True, while you could buy a bespoke suit – it hadn’t been tailored for you, but rather for some portly 1940s fellow, with a pot belly and short spindly shanks, but that didn’t matter: this was the era of punk and a certain degree of mis-fitting only contributed to the overall effect. The clothes, shoes and hats came from another era: one before the widespread use of synthetic fabrics, and before the vast majority of garment fabrication was outsourced to Bangladesh, Vietnam and all points east.
Yes: the era when you truly could pick up a bargain in a charity shop was a function of the arrival of globalisation and its neoliberal ideology: it was the closing-down sale of the former workshop of the world, and we never saw its like again. Nowadays – as any fool, but not the Queen – knows, charity shops are for the most part either full of dismal tat; or, are like Oxfam’s specialist bookshops: stocked with the crème of the haute bourgeoisie’s discarded… crème. I don’t suppose the Queen is a big fan of the Frankfurt School, but before she pronounces on what is and what isn’t to be construed as a bargain in this regard, she might reflect on Walter Benjamin’s characterisation of fashion: “It prostitutes the living body to the organic world. In relation to the living it represents the rights of the corpse. Fetishism, which succumbs to the sex appeal of the inorganic, is its vital nerve; and the cult of the commodity recruits this to its service.”

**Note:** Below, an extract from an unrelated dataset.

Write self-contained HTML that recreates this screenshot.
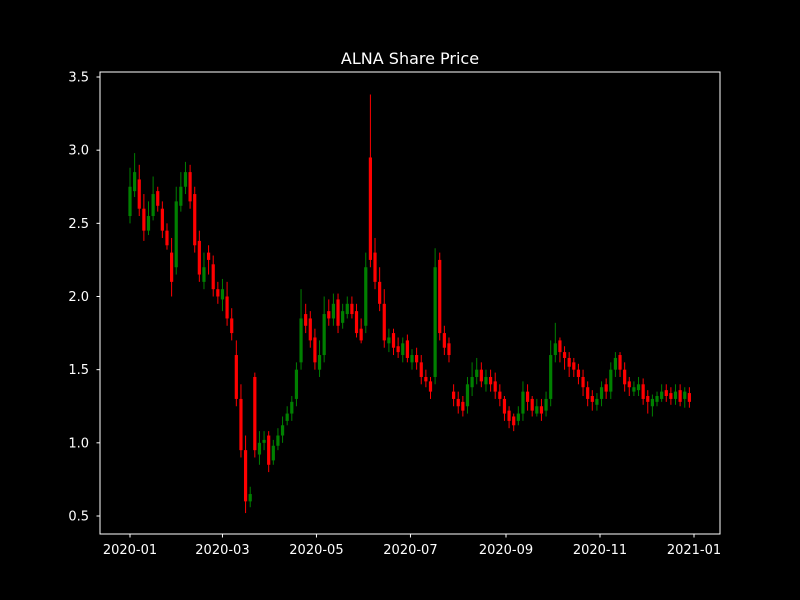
<!DOCTYPE html>
<html><head><meta charset="utf-8"><style>
html,body{margin:0;padding:0;background:#000;overflow:hidden;width:800px;height:600px;}
svg{display:block;}
svg text{font-family:"DejaVu Sans","Liberation Sans",sans-serif;fill:#fff;}
</style></head><body>
<svg id="chart" width="800" height="600" xmlns="http://www.w3.org/2000/svg">
<rect width="800" height="600" fill="#000"/>
<text x="410" y="64" font-size="16" text-anchor="middle">ALNA Share Price</text>
<g id="marks"></g>
<g id="axes"></g>
<rect x="100" y="72" width="620" height="462" fill="none" stroke="#fff" stroke-width="1"/>
</svg>
<script>
const opens=[2.55,2.72,2.8,2.6,2.45,2.55,2.72,2.6,2.45,2.3,2.2,2.62,2.75,2.85,2.7,2.38,2.1,2.3,2.22,2.05,1.98,2.0,1.85,1.6,1.3,0.95,0.6,1.45,0.92,1.0,1.05,0.88,0.98,1.05,1.15,1.2,1.3,1.55,1.88,1.85,1.72,1.5,1.6,1.9,1.85,1.98,1.82,1.88,1.95,1.9,1.78,1.8,2.95,2.3,2.1,1.95,1.68,1.75,1.66,1.6,1.7,1.55,1.6,1.55,1.45,1.42,1.45,2.25,1.75,1.68,1.35,1.3,1.28,1.25,1.38,1.45,1.5,1.4,1.45,1.42,1.35,1.3,1.22,1.18,1.15,1.2,1.35,1.3,1.2,1.25,1.22,1.3,1.6,1.7,1.62,1.58,1.55,1.5,1.45,1.38,1.32,1.26,1.3,1.4,1.35,1.5,1.6,1.5,1.42,1.35,1.36,1.4,1.32,1.25,1.28,1.3,1.36,1.34,1.3,1.36,1.3,1.34];
const closes=[2.75,2.85,2.6,2.45,2.55,2.7,2.62,2.45,2.35,2.1,2.65,2.75,2.85,2.65,2.35,2.15,2.2,2.25,2.05,2.0,2.05,1.85,1.75,1.3,0.95,0.6,0.65,0.95,1.0,1.02,0.85,0.98,1.05,1.12,1.2,1.28,1.5,1.85,1.8,1.7,1.55,1.6,1.88,1.85,1.95,1.8,1.9,1.95,1.88,1.75,1.7,2.2,2.25,2.1,1.95,1.7,1.72,1.65,1.62,1.68,1.58,1.6,1.55,1.45,1.42,1.35,2.2,1.75,1.65,1.6,1.3,1.25,1.22,1.4,1.45,1.5,1.42,1.45,1.4,1.35,1.3,1.2,1.15,1.12,1.2,1.35,1.28,1.22,1.25,1.2,1.3,1.6,1.68,1.62,1.58,1.52,1.5,1.45,1.38,1.3,1.28,1.3,1.38,1.35,1.5,1.58,1.5,1.4,1.38,1.38,1.4,1.3,1.28,1.3,1.32,1.35,1.32,1.3,1.35,1.28,1.35,1.28];
const highs=[2.88,2.98,2.9,2.7,2.65,2.82,2.75,2.65,2.5,2.4,2.75,2.85,2.92,2.9,2.75,2.45,2.3,2.35,2.28,2.1,2.12,2.1,1.92,1.7,1.4,1.05,0.7,1.48,1.08,1.08,1.08,1.02,1.1,1.18,1.25,1.32,1.55,2.05,1.95,1.9,1.78,1.7,2.0,1.98,2.02,2.02,1.95,2.0,2.0,1.95,1.85,2.3,3.38,2.4,2.2,2.05,1.78,1.78,1.72,1.72,1.74,1.64,1.65,1.6,1.5,1.45,2.33,2.3,1.8,1.72,1.4,1.35,1.32,1.45,1.55,1.58,1.55,1.5,1.5,1.48,1.4,1.32,1.25,1.2,1.25,1.42,1.4,1.32,1.3,1.3,1.35,1.7,1.82,1.72,1.66,1.62,1.58,1.54,1.5,1.42,1.36,1.34,1.42,1.44,1.55,1.62,1.62,1.55,1.45,1.42,1.45,1.44,1.36,1.33,1.35,1.4,1.4,1.38,1.4,1.4,1.38,1.38];
const lows=[2.5,2.68,2.55,2.38,2.42,2.52,2.58,2.4,2.32,2.0,2.15,2.58,2.7,2.6,2.3,2.1,2.05,2.15,2.0,1.95,1.9,1.8,1.7,1.25,0.9,0.52,0.56,0.9,0.85,0.95,0.8,0.85,0.95,1.0,1.12,1.15,1.25,1.5,1.75,1.65,1.5,1.45,1.55,1.8,1.8,1.75,1.78,1.85,1.85,1.72,1.68,1.75,2.2,2.05,1.9,1.65,1.62,1.6,1.58,1.55,1.55,1.5,1.5,1.4,1.38,1.3,1.4,1.7,1.6,1.55,1.25,1.2,1.18,1.2,1.32,1.4,1.38,1.35,1.35,1.3,1.25,1.15,1.1,1.08,1.12,1.15,1.22,1.18,1.18,1.15,1.18,1.25,1.55,1.55,1.5,1.45,1.45,1.4,1.32,1.25,1.22,1.22,1.25,1.3,1.3,1.45,1.45,1.35,1.32,1.32,1.32,1.26,1.2,1.18,1.25,1.28,1.28,1.26,1.26,1.25,1.24,1.24];
const startDate="2020-01-01";
const stepDays=3;
const yTicks=[0.5,1.0,1.5,2.0,2.5,3.0,3.5];
const xTickDays=[0,60,121,182,244,305,366];
const xTickLabels=["2020-01","2020-03","2020-05","2020-07","2020-09","2020-11","2021-01"];

const NS="http://www.w3.org/2000/svg";
function xs(day){return 130+day*(564/366);}
function ys(v){return 516-(v-0.5)*(439/3);}
function mk(tag,attrs,parent){const e=document.createElementNS(NS,tag);for(const k in attrs)e.setAttribute(k,attrs[k]);parent.appendChild(e);return e;}
const marks=document.getElementById('marks');
const axes=document.getElementById('axes');
const n=Math.min(opens.length,closes.length,highs.length,lows.length);
for(let i=0;i<n;i++){
  const day=i*stepDays, x=xs(day), o=opens[i], c=closes[i];
  const col=c>=o?'#008000':'#ff0000';
  const w=mk('line',{x1:x,x2:x,y1:ys(highs[i]),y2:ys(lows[i]),stroke:col,'stroke-width':1},marks);
  
  
  const top=ys(Math.max(o,c)), bot=ys(Math.min(o,c));
  const b=mk('rect',{x:x-1.6,y:top,width:3.2,height:Math.max(1,bot-top),fill:col},marks);
  
  
}
yTicks.forEach(v=>{
  const y=ys(v);
  const t=mk('line',{x1:96.5,x2:100,y1:y,y2:y,stroke:'#fff'},axes);
  
  
  const l=mk('text',{x:89,y:y+4.5,'font-size':13,'text-anchor':'end'},axes);
  l.textContent=v.toFixed(1);
  
  
});
xTickDays.forEach((d,i)=>{
  const x=xs(d);
  const t=mk('line',{x1:x,x2:x,y1:534,y2:537.5,stroke:'#fff'},axes);
  
  
  const l=mk('text',{x:x,y:554,'font-size':13,'text-anchor':'middle'},axes);
  l.textContent=xTickLabels[i];
  
  
});
</script>
</body></html>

He goes on to observe that the novelty of fashion is paradoxically delusional, for what’s unique about the brand-new frilly nylon panties the dedicated follower pulls right up tight, is that they’re exactly the same as those of all the other dedicated followers. And so, it goes on and on, around and around – which leads me to conclude that perhaps monarchy is the issue after all, for the British one markets itself as at once a fast fashion item and a timeless
classic. As for the “sex-appeal of the inorganic”, this nicely captures the royalists’ recherché raptures.